After a couple of much anticipated, long overdue blockbusters in the last few weeks, part of me has been kind of looking forward to getting back to basics and exploring something that I had no previous knowledge or expectations of. Tenet and Mulan were obviously two very different movies, but they share are similarity in the fact that I was left disappointed by both. Time for a change of pace in the form of Oscar nominated filmmaker Sally Potter’s latest dramatic offering.
Both written and directed by Potter, The Roads Not Taken tells a ‘day in the life’ story of Leo (Javier Bardem), a man whose existence is very much hampered by what seems to be early onset dementia. Accompanied by his daughter Molly (Elle Fanning), the audience sees Leo struggling to function in present day, whilst the narrative switches back and forth between a number of parallel timelines that show, through different decisions, how his life might have otherwise been spent.
The premise of The Roads Not Taken is a relatively solid and interesting one, which is why it is so disappointing that the film doesn’t quite seem to work. Why do some filmmakers (and accomplished filmmakers at that) think that the only way to make a picture about deteriorating mental function is to go down the wilfully obtuse, muddy narrative route? I understand the intentions but honestly, it turns the movie into a chore. Of course, the notion of a frustrating illness translating into a frustrating viewing experience is not something that is lost on me, but the monosyllabic nature of the film and its protagonist simply doesn’t do much to engage.
Given that the alternative timelines showcase lives lived without the presence of dementia, the muted tone of the Leo’s character remains, and that feels like a missed opportunity to inject a different pace to the proceedings. During my research I read that an entire timeline featuring a gay romance between Bardem and Chris Rock was cut from the final edit, and that is a real shame because it just might have been the only interesting thing in the film.
In terms of emotional family drama, The Roads Not Taken hits all of the expected points associated with the subject matter, with a bunch more thrown into the alternative lives. The dramatic content is high, from grieving the loss of a child in one timeline to reckoning with abandoning a family in another, back to the cold, unapologetic realities of living with dementia, there is a lot to get your teeth stuck into across the plot. The unfortunate truth, however, is that everything just seems to unfold in a rather mundane way. It might be realistic, but that doesn’t necessarily make it engaging.
The film benefits from a handful of great acting performances, even if the dialogue they are handed does feel incredibly cliche and tired. For the record, that is a criticism is wasn’t expecting to make given Sally Potter’s calibre. As Leo, Javier Bardem has a lot of work to do, ranging from a father grieving for a lost son in one timeline, to a husband regretting walking out on his family two decades previously in another, to the main ‘meat’ of his losing himself to dementia in reality. In truth, much Bardem’s performance rests in that quiet, sombre, inner turmoil, outward passivity zone, but thankfully his natural charisma and onscreen magnetism shines through and the character remains engaging even at his most impenetrable.

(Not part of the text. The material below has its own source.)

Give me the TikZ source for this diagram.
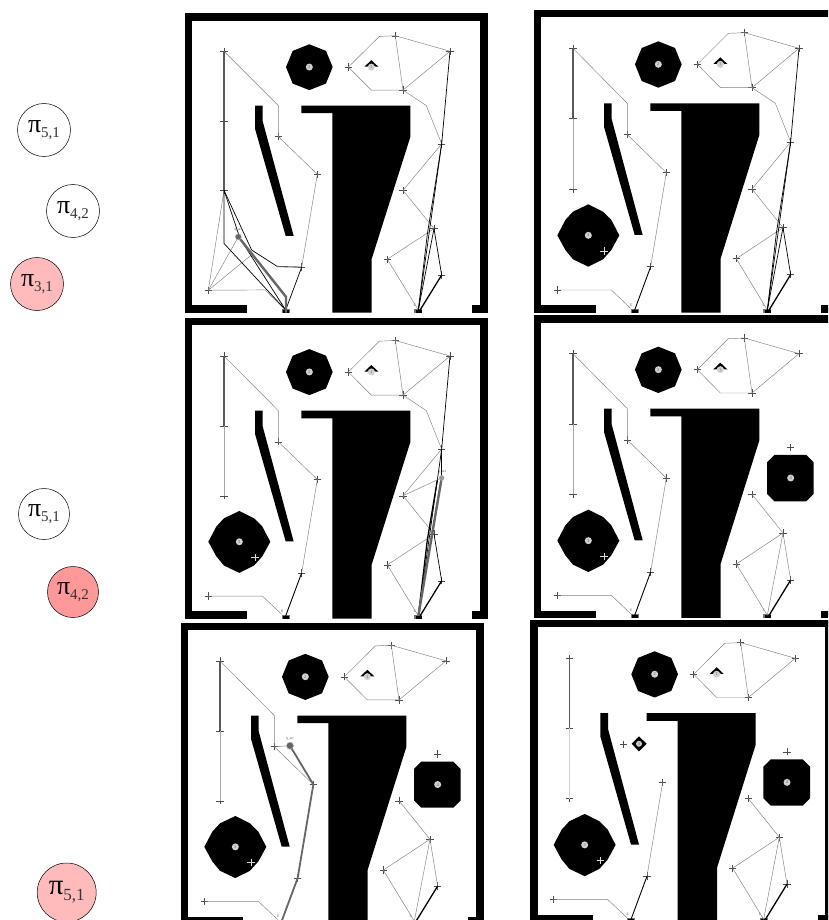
\documentclass[tikz,border=0pt]{standalone}
\usepackage{fontspec}
\setmainfont{Liberation Serif}
\usetikzlibrary{shapes.misc,shapes.geometric}
\definecolor{pinkA}{HTML}{FFBBBB}
\definecolor{pinkB}{HTML}{FF9999}
\tikzset{
  wall/.style={fill=black,draw=none},
  crossm/.style={cross out,draw=black!70,line width=.45pt,rotate=45,minimum size=5.2pt,inner sep=0pt,outer sep=0pt},
  whitecross/.style={crossm,draw=black!15,line width=.6pt},
  disc/.style={circle,fill=black!18,draw=none,minimum size=7pt,inner sep=0pt,font=\fontsize{4.5}{4.5}\selectfont,text=black!60},
  tinyl/.style={font=\fontsize{3.6}{3.6}\selectfont,text=black!65,inner sep=0pt},
  thinE/.style={draw=black!50,line width=.45pt},
  darkE/.style={draw=black!65,line width=1.1pt},
  lightE/.style={draw=black!35,line width=.6pt},
  paleE/.style={draw=black!18,line width=1pt},
  blackE/.style={draw=black,line width=.7pt},
  heavyB/.style={draw=black,line width=1.3pt},
  heavyG/.style={draw=black!60,line width=2.4pt},
  policy/.style={circle,draw=black,line width=.5pt,inner sep=0pt,font=\fontsize{26}{26}\selectfont},
  robot/.style={circle,fill=black!60,draw=black!30,line width=.4pt,minimum size=6pt,inner sep=0pt},
  sub/.style={}
}
\newcommand{\pisub}[1]{$\mathrm{\text{π}}$}
\newcommand{\polytext}[2]{π\raisebox{-5pt}{\fontsize{15}{15}\selectfont\textcolor{black!80}{#1,#2}}}
\newcommand{\wallsbase}{%
  \fill[wall] (18,30) rectangle (927,52);
  \fill[wall] (18,30) rectangle (40,938);
  \fill[wall] (903,30) rectangle (927,938);
  \fill[wall] (18,916) rectangle (205,938);
  \fill[wall] (880,916) rectangle (927,938);
  \fill[wall] (367,310) -- (694,310) -- (694,405) -- (578,775) -- (578,938) -- (460,938) -- (460,333) -- (367,333) -- cycle;
  \fill[wall] (228,310) -- (251,310) -- (251,357) -- (344,705) -- (320,705) -- (228,380) -- cycle;
  \fill[wall] (391,124) -- (441,144) -- (461,193) -- (441,243) -- (391,263) -- (341,243) -- (321,193) -- (341,144) -- cycle;
  \node[disc] (obtwo) at (391,193) {2};
  \fill[wall] (556,192) -- (577,172) -- (598,192) -- (590,192) -- (577,183) -- (565,192) -- cycle;
  \node[disc] (obone) at (577,193) {1};
  \fill[black!55] (308,927) rectangle (332,938);
  \fill[black!55] (706,927) rectangle (730,938);
  \fill[wall] (312,929) rectangle (330,938);
  \fill[wall] (710,929) rectangle (728,938);
  \node[tinyl] (lsa) at (310,916) {E};
  \node[tinyl] (lsb) at (707,916) {E};
  \coordinate (s1) at (320,930);
  \coordinate (s2) at (718,930);
  \coordinate (s2b) at (722,932);
}
\newcommand{\obthree}{%
  \fill[wall] (181,613) -- (225,635) -- (250,660) -- (274,706) -- (250,750) -- (225,778) -- (181,800) -- (135,778) -- (112,750) -- (88,706) -- (112,660) -- (135,635) -- cycle;
  \node[disc] (obthr) at (181,706) {3};
  \node[whitecross] (goalthr) at (228,753) {};
}
\newcommand{\obfour}{%
  \fill[wall] (739,449) -- (835,449) -- (857,471) -- (857,566) -- (835,588) -- (739,588) -- (717,566) -- (717,471) -- cycle;
  \node[disc] (obfr) at (788,518) {4};
}
\newcommand{\obfive}{%
  \fill[wall] (344,380) -- (367,402) -- (344,425) -- (322,402) -- cycle;
  \node[disc,minimum size=6pt] (obfv) at (344,402) {5};
}
\newcommand{\crosses}{%
  \node[crossm] (A) at (135,145) {};
  \node[crossm] (B) at (135,356) {};
  \node[crossm] (C) at (135,567) {};
  \node[crossm] (D) at (298,404) {};
  \node[crossm] (E) at (415,518) {};
  \node[crossm] (F) at (368,800) {};
  \node[crossm] (G) at (88,870) {};
  \node[crossm] (H) at (508,193) {};
  \node[crossm] (I) at (649,98) {};
  \node[crossm] (J) at (813,145) {};
  \node[crossm] (K) at (672,263) {};
  \node[crossm] (L) at (788,426) {};
  \node[crossm] (M) at (672,567) {};
  \node[crossm] (N) at (765,683) {};
  \node[crossm] (O) at (625,776) {};
  \node[crossm] (Q) at (788,824) {};
}
\newcommand{\topedges}{%
  \draw[thinE] (H.center) -- (601,100) -- (I.center) -- (J.center) -- (K.center) -- (I.center);
  \draw[thinE] (H.center) -- (577,263) -- (K.center);
}
\newcommand{\rightedges}{%
  \draw[thinE] (K.center) -- (742,310) -- (L.center) -- (M.center) -- (N.center) -- (O.center) -- (s2);
}
\newcommand{\lowrightedges}{%
  \draw[thinE] (M.center) -- (N.center) -- (O.center) -- (s2);
  \draw[thinE] (N.center) -- (s2);
  \draw[thinE] (N.center) -- (Q.center);
  \draw[heavyB] (Q.center) -- (s2b);
}
\newcommand{\blackright}{%
  \draw[blackE] (J.center) -- (L.center) -- (s2);
  \draw[blackE] (L.center) -- (745,700) -- (s2);
  \draw[blackE] (N.center) -- (s2);
  \draw[blackE] (N.center) -- (Q.center);
  \draw[heavyB] (Q.center) -- (s2b);
}
\newcommand{\leftedges}{%
  \draw[thinE] (A.center) -- (298,310) -- (D.center) -- (E.center);
}
\newcommand{\lowleft}{%
  \draw[thinE] (E.center) -- (F.center);
  \draw[thinE] (G.center) -- (250,870) -- (308,925);
  \draw[blackE,line width=.9pt] (F.center) -- (s1);
  \draw[darkE] (A.center) -- (B.center);
}
\newcommand{\policyoverlay}{}
\begin{document}
\begin{tikzpicture}[x=1pt,y=-1pt]
\path[use as bounding box,clip] (0,0) rectangle (828,920);
\fill[white] (0,0) rectangle (828,920);
% policy circles
\node[policy,minimum size=53pt] (p1) at (44,130) {\polytext{5}{1}};
\node[policy,minimum size=53pt] (p2) at (73,211) {\polytext{4}{2}};
\node[policy,minimum size=53pt,fill=pinkA] (p3) at (37,284) {\polytext{3}{1}};
\node[policy,minimum size=51pt] (p4) at (44,514) {\polytext{5}{1}};
\node[policy,minimum size=51pt,fill=pinkB] (p5) at (73,592) {\polytext{4}{2}};
\node[policy,minimum size=59pt,fill=pinkA,font=\fontsize{29}{29}\selectfont] (p6) at (66.7,892.5) {π\raisebox{-6pt}{\fontsize{17}{17}\selectfont\textcolor{black!80}{5,1}}};
% panel 1
\begin{scope}[shift={(179,3.44)},x=.33333pt,y=-.32967pt]
  \wallsbase \crosses \topedges \rightedges
  \blackright
  \leftedges
  \draw[thinE] (E.center) -- (F.center);
  \draw[darkE] (A.center) -- (C.center);
  \coordinate (qa) at (178,708);
  \draw[thinE] (G.center) -- (C.center);
  \draw[thinE] (G.center) -- (qa);
  \draw[thinE] (G.center) -- (223,758);
  \draw[thinE] (G.center) -- (258,869) -- (s1);
  \draw[blackE] (C.center) -- (135,728) -- (s1);
  \draw[blackE] (C.center) -- (183,713) -- (s1);
  \draw[blackE] (C.center) -- (218,748) -- (295,798);
  \draw[darkE] (295,798) -- (F.center);
  \draw[blackE] (F.center) -- (s1);
  \draw[heavyG] (qa) -- (321,890) -- (321,938);
  \node[robot] (ra) at (qa) {};
  \node[tinyl] (la) at (178,688) {q\_arr};
\end{scope}
% panel 2
\begin{scope}[shift={(528,0)},x=.33333pt,y=-.33333pt]
  \wallsbase \obthree \crosses \topedges \rightedges
  \blackright \leftedges \lowleft
  \draw[lightE] (B.center) -- (C.center);
\end{scope}
% panel 3
\begin{scope}[shift={(179,308.07)},x=.33333pt,y=-.331pt]
  \wallsbase \obthree \crosses \topedges \rightedges
  \leftedges \lowleft
  \draw[lightE] (B.center) -- (C.center);
  \coordinate (qc) at (788,513);
  \draw[blackE] (J.center) -- (L.center);
  \draw[heavyB] (L.center) -- (qc);
  \draw[blackE] (L.center) -- (s2);
  \draw[heavyB] (775,520) -- (745,700) -- (s2);
  \draw[blackE] (N.center) -- (Q.center);
  \draw[heavyB] (Q.center) -- (s2b);
  \draw[thinE] (M.center) -- (qc);
  \draw[heavyG] (qc) -- (s2);
  \node[robot,fill=black!40,minimum size=5pt] (rc) at (qc) {};
  \node[tinyl] (lc) at (790,495) {q\_arr};
\end{scope}
% panel 4
\begin{scope}[shift={(528,305.33)},x=.33333pt,y=-.33333pt]
  \wallsbase \obthree \obfour \crosses \topedges
  \lowrightedges \leftedges \lowleft
  \draw[lightE] (B.center) -- (C.center);
\end{scope}
% panel 5
\begin{scope}[shift={(175,612.72)},x=.33333pt,y=-.33167pt]
  \wallsbase \obthree \obfour \crosses \topedges
  \lowrightedges \leftedges
  \draw[thinE] (G.center) -- (250,870) -- (308,925);
  \draw[darkE] (A.center) -- (B.center);
  \draw[lightE] (B.center) -- (C.center);
  \coordinate (qe) at (345,401);
  \draw[thinE] (D.center) -- (qe);
  \draw[heavyG,line width=1.8pt] (qe) -- (E.center) -- (F.center) -- (s1);
  \node[robot,minimum size=7pt] (re) at (qe) {};
  \node[tinyl] (le) at (345,381) {q\_arr};
\end{scope}
% panel 6
\begin{scope}[shift={(524.33,610.02)},x=.33333pt,y=-.33267pt]
  \wallsbase \obthree \obfour \obfive \crosses \topedges
  \lowrightedges
  \draw[thinE] (E.center) -- (F.center);
  \draw[thinE] (G.center) -- (250,870) -- (308,925);
  \draw[blackE,line width=.9pt] (F.center) -- (s1);
  \draw[darkE] (A.center) -- (B.center);
  \draw[paleE] (B.center) -- (C.center);
\end{scope}
\end{tikzpicture}
\end{document}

As daughter Molly, Elle Fanning does a lot of heavy lifting as the character who has to guide both the audience and her on screen father through most of the film. Equal parts sorrow and frustration, the role is rather an unforgiving one, but Fanning plays it well and definitely evokes sympathy.
Adding some much needed touches of life and spice to the mix are Laura Linney and Salma Hayek, playing Leo’s real life ex wife and ‘fantasy’ wife respectively. Though both are used sparingly, Linney and Hayek are the two characters in the film that bring the most energy, much needed and much appreciated.
Overall, I think it would be fair to say that The Roads Not Taken is a dementia drama that possesses all of the right ingredients, but never manages to make the best meal out of them. With a cast like that and a relatively strong premise, the plodding nature of the picture is a great disappointment. A missed opportunity on most fronts in my opinion.